--- start COLLECTED DATA ---

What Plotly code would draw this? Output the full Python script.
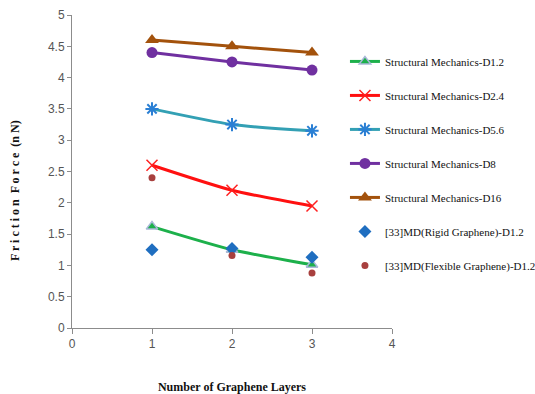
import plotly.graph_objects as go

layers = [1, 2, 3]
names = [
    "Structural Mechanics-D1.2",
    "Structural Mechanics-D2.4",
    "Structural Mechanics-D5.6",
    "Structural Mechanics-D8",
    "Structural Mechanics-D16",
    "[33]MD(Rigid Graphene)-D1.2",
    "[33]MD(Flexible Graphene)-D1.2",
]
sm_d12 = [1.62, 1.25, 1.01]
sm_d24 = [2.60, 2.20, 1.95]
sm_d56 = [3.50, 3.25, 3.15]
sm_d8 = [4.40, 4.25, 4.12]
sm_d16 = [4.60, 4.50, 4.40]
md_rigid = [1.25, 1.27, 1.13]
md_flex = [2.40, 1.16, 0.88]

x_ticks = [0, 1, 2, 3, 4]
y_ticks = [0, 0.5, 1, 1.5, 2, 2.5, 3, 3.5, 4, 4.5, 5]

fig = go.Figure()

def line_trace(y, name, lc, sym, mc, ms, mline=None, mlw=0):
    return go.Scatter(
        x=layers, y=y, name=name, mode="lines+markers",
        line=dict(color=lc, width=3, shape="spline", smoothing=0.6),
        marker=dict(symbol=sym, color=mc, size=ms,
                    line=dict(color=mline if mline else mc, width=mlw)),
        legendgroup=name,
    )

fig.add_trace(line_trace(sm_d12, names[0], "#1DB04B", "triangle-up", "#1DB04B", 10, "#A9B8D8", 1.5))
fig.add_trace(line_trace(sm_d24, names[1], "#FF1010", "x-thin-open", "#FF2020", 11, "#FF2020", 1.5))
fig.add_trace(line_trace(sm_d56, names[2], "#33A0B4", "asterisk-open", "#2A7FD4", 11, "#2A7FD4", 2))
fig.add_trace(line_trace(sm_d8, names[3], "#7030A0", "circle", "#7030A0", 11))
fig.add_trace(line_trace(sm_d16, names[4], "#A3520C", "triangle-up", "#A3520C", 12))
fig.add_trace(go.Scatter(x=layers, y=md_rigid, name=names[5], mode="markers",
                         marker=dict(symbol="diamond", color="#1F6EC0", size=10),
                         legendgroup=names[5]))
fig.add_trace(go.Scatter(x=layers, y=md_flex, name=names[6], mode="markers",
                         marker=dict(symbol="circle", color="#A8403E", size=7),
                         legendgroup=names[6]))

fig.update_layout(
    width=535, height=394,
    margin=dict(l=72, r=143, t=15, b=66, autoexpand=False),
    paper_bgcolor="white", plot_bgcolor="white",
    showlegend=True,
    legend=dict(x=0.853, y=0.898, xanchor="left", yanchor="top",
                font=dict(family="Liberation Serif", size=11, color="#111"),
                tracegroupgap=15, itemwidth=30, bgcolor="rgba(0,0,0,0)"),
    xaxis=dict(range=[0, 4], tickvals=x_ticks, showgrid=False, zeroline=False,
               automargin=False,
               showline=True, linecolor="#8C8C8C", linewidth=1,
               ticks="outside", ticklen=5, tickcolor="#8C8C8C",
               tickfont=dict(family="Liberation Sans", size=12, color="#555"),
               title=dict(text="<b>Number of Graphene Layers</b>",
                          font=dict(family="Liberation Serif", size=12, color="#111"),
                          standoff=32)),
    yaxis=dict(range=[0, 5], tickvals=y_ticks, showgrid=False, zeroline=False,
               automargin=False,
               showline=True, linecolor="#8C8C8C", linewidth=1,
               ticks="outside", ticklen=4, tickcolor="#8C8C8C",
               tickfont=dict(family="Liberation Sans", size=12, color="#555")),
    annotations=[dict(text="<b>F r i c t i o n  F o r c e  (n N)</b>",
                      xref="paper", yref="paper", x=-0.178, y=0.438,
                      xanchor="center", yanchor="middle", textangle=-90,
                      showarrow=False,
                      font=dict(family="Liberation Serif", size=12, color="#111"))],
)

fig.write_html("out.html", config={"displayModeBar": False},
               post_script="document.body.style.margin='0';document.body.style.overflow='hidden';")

--- end COLLECTED DATA ---

__DIRECTIVE__
Give again, exactly, the lines from the start of the data through the one holding "fig = go.Figure()"; omit the pictures.

__FINISHED EXERCISE__
What Plotly code would draw this? Output the full Python script.
import plotly.graph_objects as go

layers = [1, 2, 3]
names = [
    "Structural Mechanics-D1.2",
    "Structural Mechanics-D2.4",
    "Structural Mechanics-D5.6",
    "Structural Mechanics-D8",
    "Structural Mechanics-D16",
    "[33]MD(Rigid Graphene)-D1.2",
    "[33]MD(Flexible Graphene)-D1.2",
]
sm_d12 = [1.62, 1.25, 1.01]
sm_d24 = [2.60, 2.20, 1.95]
sm_d56 = [3.50, 3.25, 3.15]
sm_d8 = [4.40, 4.25, 4.12]
sm_d16 = [4.60, 4.50, 4.40]
md_rigid = [1.25, 1.27, 1.13]
md_flex = [2.40, 1.16, 0.88]

x_ticks = [0, 1, 2, 3, 4]
y_ticks = [0, 0.5, 1, 1.5, 2, 2.5, 3, 3.5, 4, 4.5, 5]

fig = go.Figure()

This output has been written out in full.